CFO John Martin said TW expects another strong ad growth performance in the current third quarter, even though he acknowledged it may be tough for the firm to maintain the strong momentum of the second quarter. Scatter, or current ad sales, market prices are still up more than 20% over upfront levels currently though, he said.

In a memo to TW staff, which THR obtained, Bewkes lauded his conglomerate's content-driven performance. "Warner Bros.' performance certainly highlights the quality and appeal of our content," he wrote in the memo entitled "We Are Gaining Momentum."

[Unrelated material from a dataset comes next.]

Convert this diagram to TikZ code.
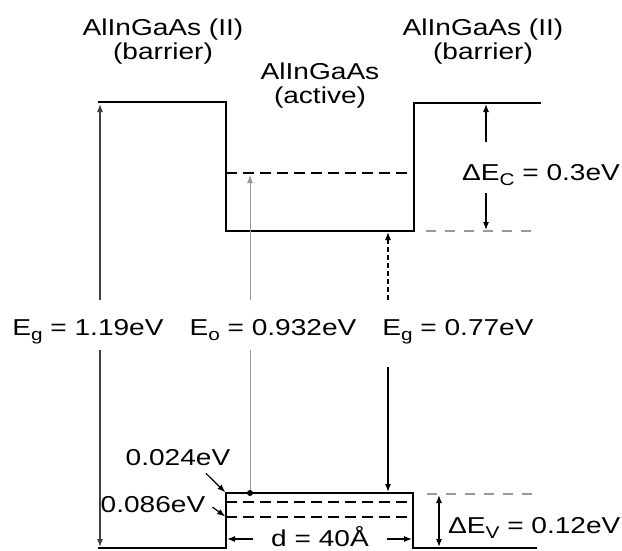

He also highlighted how well and naturally TW's units work together these days - something that always remained elusive at the much-maligned AOL-TW. Discussing the increasing collaboration, Bewkes said: "I think there's much of it at Time Warner than any other media company - growing from the natural affinities and points of contact among our businesses." Such cooperation becomes increasingly important "as platforms, windows and technologies continue to evolve," he argued.

Here is a look at further highlights from the conference call:
- Asked about the financial effect from recent agreements to push back the windows, in which Netflix and Redbox get their hands on TW DVDs for rentals, Bewkes said the 28 day delay has been "quite good," particularly for big titles, such as "The Blind Side" and "Sherlock Holmes." He said that his firm has seen "considerably higher" sales in weeks 2-4 for such titles. Plus, TW has seen films from other studios that don't use this windowing structure "appear to be underperforming," Bewkes said.

- Asked about the future of MGM, Bewkes said the studio seems to be moving away from a sales auction with some recent steps seeming "pretty inept." He highlighted that while TW made a bid - valued at $1.5 billion, it never had access to full financials to verify the studio was truly worth that bid.

- While he acknowledged the disappointing boxoffice performance of "Cats & Dogs: The Revenge of Kitty Galore," Bewkes said the success of "Inception" and TW's overall studio strength continue to make him bullish on the film unit's outlook.